Aim
Reproduce the listing below without any change.

===== Available data =====

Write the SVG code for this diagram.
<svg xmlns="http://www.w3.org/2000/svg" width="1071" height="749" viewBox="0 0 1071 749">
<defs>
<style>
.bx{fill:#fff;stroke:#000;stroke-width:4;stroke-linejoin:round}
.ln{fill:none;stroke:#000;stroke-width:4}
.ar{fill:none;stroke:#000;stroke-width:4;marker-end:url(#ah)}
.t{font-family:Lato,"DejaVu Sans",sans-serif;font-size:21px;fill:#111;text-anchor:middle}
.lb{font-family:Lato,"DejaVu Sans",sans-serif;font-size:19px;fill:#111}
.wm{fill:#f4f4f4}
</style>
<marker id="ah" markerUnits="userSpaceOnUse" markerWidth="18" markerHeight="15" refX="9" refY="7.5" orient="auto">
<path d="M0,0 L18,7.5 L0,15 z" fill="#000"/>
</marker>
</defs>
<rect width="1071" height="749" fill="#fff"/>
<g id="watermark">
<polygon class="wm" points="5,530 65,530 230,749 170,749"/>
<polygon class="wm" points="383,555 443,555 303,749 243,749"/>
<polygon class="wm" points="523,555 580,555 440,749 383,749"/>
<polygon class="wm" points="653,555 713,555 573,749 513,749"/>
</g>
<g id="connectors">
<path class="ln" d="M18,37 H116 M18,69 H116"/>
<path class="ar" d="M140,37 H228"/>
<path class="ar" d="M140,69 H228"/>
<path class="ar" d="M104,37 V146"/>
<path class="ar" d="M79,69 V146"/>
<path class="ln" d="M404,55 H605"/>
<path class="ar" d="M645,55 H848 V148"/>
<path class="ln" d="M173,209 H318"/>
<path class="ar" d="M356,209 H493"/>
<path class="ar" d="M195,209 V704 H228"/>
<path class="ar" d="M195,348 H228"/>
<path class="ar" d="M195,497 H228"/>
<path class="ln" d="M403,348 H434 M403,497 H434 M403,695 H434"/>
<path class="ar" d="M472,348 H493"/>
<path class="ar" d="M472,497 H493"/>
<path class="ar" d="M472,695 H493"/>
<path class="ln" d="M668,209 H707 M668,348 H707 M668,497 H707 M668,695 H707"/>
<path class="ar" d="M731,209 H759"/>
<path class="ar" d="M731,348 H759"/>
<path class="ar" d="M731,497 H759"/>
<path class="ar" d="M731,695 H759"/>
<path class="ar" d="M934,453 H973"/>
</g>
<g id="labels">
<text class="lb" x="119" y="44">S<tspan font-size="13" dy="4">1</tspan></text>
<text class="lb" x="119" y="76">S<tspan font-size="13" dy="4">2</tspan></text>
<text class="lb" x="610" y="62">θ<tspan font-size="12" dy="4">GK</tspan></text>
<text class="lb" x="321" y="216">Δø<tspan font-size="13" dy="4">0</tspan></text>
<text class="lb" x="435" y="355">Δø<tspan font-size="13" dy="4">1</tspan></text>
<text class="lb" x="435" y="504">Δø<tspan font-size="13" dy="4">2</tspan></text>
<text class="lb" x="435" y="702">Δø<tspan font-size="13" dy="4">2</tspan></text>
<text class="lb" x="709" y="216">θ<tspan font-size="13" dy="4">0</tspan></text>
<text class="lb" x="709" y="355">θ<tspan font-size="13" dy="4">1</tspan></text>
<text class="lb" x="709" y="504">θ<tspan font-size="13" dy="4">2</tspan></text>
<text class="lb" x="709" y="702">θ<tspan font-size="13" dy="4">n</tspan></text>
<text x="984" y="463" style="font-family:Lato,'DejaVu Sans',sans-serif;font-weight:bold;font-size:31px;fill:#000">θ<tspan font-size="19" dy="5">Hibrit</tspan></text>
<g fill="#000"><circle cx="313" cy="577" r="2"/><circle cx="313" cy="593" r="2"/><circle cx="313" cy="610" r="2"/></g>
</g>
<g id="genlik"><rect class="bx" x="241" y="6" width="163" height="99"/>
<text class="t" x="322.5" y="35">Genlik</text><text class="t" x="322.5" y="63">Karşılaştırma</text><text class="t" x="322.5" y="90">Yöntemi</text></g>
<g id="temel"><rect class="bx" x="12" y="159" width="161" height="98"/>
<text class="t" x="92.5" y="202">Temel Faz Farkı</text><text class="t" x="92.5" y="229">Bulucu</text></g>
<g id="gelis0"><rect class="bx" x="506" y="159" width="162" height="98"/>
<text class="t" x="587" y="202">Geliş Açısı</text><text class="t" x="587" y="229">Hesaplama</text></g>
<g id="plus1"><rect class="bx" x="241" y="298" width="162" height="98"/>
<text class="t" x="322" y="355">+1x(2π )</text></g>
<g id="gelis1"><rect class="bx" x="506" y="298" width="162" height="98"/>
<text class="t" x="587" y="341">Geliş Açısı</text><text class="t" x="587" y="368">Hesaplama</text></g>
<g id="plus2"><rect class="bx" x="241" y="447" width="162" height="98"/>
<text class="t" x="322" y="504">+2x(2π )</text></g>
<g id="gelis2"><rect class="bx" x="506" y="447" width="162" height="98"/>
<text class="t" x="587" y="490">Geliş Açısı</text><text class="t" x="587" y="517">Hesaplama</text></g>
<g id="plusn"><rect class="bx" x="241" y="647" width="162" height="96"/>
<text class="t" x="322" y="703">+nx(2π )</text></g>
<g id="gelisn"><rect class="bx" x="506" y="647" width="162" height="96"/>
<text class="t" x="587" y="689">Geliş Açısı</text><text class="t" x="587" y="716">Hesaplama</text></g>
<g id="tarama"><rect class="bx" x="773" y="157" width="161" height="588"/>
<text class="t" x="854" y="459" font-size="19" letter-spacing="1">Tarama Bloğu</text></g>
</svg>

=====

Finished answer
Write the SVG code for this diagram.
<svg xmlns="http://www.w3.org/2000/svg" width="1071" height="749" viewBox="0 0 1071 749">
<defs>
<style>
.bx{fill:#fff;stroke:#000;stroke-width:4;stroke-linejoin:round}
.ln{fill:none;stroke:#000;stroke-width:4}
.ar{fill:none;stroke:#000;stroke-width:4;marker-end:url(#ah)}
.t{font-family:Lato,"DejaVu Sans",sans-serif;font-size:21px;fill:#111;text-anchor:middle}
.lb{font-family:Lato,"DejaVu Sans",sans-serif;font-size:19px;fill:#111}
.wm{fill:#f4f4f4}
</style>
<marker id="ah" markerUnits="userSpaceOnUse" markerWidth="18" markerHeight="15" refX="9" refY="7.5" orient="auto">
<path d="M0,0 L18,7.5 L0,15 z" fill="#000"/>
</marker>
</defs>
<rect width="1071" height="749" fill="#fff"/>
<g id="watermark">
<polygon class="wm" points="5,530 65,530 230,749 170,749"/>
<polygon class="wm" points="383,555 443,555 303,749 243,749"/>
<polygon class="wm" points="523,555 580,555 440,749 383,749"/>
<polygon class="wm" points="653,555 713,555 573,749 513,749"/>
</g>
<g id="connectors">
<path class="ln" d="M18,37 H116 M18,69 H116"/>
<path class="ar" d="M140,37 H228"/>
<path class="ar" d="M140,69 H228"/>
<path class="ar" d="M104,37 V146"/>
<path class="ar" d="M79,69 V146"/>
<path class="ln" d="M404,55 H605"/>
<path class="ar" d="M645,55 H848 V148"/>
<path class="ln" d="M173,209 H318"/>
<path class="ar" d="M356,209 H493"/>
<path class="ar" d="M195,209 V704 H228"/>
<path class="ar" d="M195,348 H228"/>
<path class="ar" d="M195,497 H228"/>
<path class="ln" d="M403,348 H434 M403,497 H434 M403,695 H434"/>
<path class="ar" d="M472,348 H493"/>
<path class="ar" d="M472,497 H493"/>
<path class="ar" d="M472,695 H493"/>
<path class="ln" d="M668,209 H707 M668,348 H707 M668,497 H707 M668,695 H707"/>
<path class="ar" d="M731,209 H759"/>
<path class="ar" d="M731,348 H759"/>
<path class="ar" d="M731,497 H759"/>
<path class="ar" d="M731,695 H759"/>
<path class="ar" d="M934,453 H973"/>
</g>
<g id="labels">
<text class="lb" x="119" y="44">S<tspan font-size="13" dy="4">1</tspan></text>
<text class="lb" x="119" y="76">S<tspan font-size="13" dy="4">2</tspan></text>
<text class="lb" x="610" y="62">θ<tspan font-size="12" dy="4">GK</tspan></text>
<text class="lb" x="321" y="216">Δø<tspan font-size="13" dy="4">0</tspan></text>
<text class="lb" x="435" y="355">Δø<tspan font-size="13" dy="4">1</tspan></text>
<text class="lb" x="435" y="504">Δø<tspan font-size="13" dy="4">2</tspan></text>
<text class="lb" x="435" y="702">Δø<tspan font-size="13" dy="4">2</tspan></text>
<text class="lb" x="709" y="216">θ<tspan font-size="13" dy="4">0</tspan></text>
<text class="lb" x="709" y="355">θ<tspan font-size="13" dy="4">1</tspan></text>
<text class="lb" x="709" y="504">θ<tspan font-size="13" dy="4">2</tspan></text>
<text class="lb" x="709" y="702">θ<tspan font-size="13" dy="4">n</tspan></text>
<text x="984" y="463" style="font-family:Lato,'DejaVu Sans',sans-serif;font-weight:bold;font-size:31px;fill:#000">θ<tspan font-size="19" dy="5">Hibrit</tspan></text>
<g fill="#000"><circle cx="313" cy="577" r="2"/><circle cx="313" cy="593" r="2"/><circle cx="313" cy="610" r="2"/></g>
</g>
<g id="genlik"><rect class="bx" x="241" y="6" width="163" height="99"/>
<text class="t" x="322.5" y="35">Genlik</text><text class="t" x="322.5" y="63">Karşılaştırma</text><text class="t" x="322.5" y="90">Yöntemi</text></g>
<g id="temel"><rect class="bx" x="12" y="159" width="161" height="98"/>
<text class="t" x="92.5" y="202">Temel Faz Farkı</text><text class="t" x="92.5" y="229">Bulucu</text></g>
<g id="gelis0"><rect class="bx" x="506" y="159" width="162" height="98"/>
<text class="t" x="587" y="202">Geliş Açısı</text><text class="t" x="587" y="229">Hesaplama</text></g>
<g id="plus1"><rect class="bx" x="241" y="298" width="162" height="98"/>
<text class="t" x="322" y="355">+1x(2π )</text></g>
<g id="gelis1"><rect class="bx" x="506" y="298" width="162" height="98"/>
<text class="t" x="587" y="341">Geliş Açısı</text><text class="t" x="587" y="368">Hesaplama</text></g>
<g id="plus2"><rect class="bx" x="241" y="447" width="162" height="98"/>
<text class="t" x="322" y="504">+2x(2π )</text></g>
<g id="gelis2"><rect class="bx" x="506" y="447" width="162" height="98"/>
<text class="t" x="587" y="490">Geliş Açısı</text><text class="t" x="587" y="517">Hesaplama</text></g>
<g id="plusn"><rect class="bx" x="241" y="647" width="162" height="96"/>
<text class="t" x="322" y="703">+nx(2π )</text></g>
<g id="gelisn"><rect class="bx" x="506" y="647" width="162" height="96"/>
<text class="t" x="587" y="689">Geliş Açısı</text><text class="t" x="587" y="716">Hesaplama</text></g>
<g id="tarama"><rect class="bx" x="773" y="157" width="161" height="588"/>
<text class="t" x="854" y="459" font-size="19" letter-spacing="1">Tarama Bloğu</text></g>
</svg>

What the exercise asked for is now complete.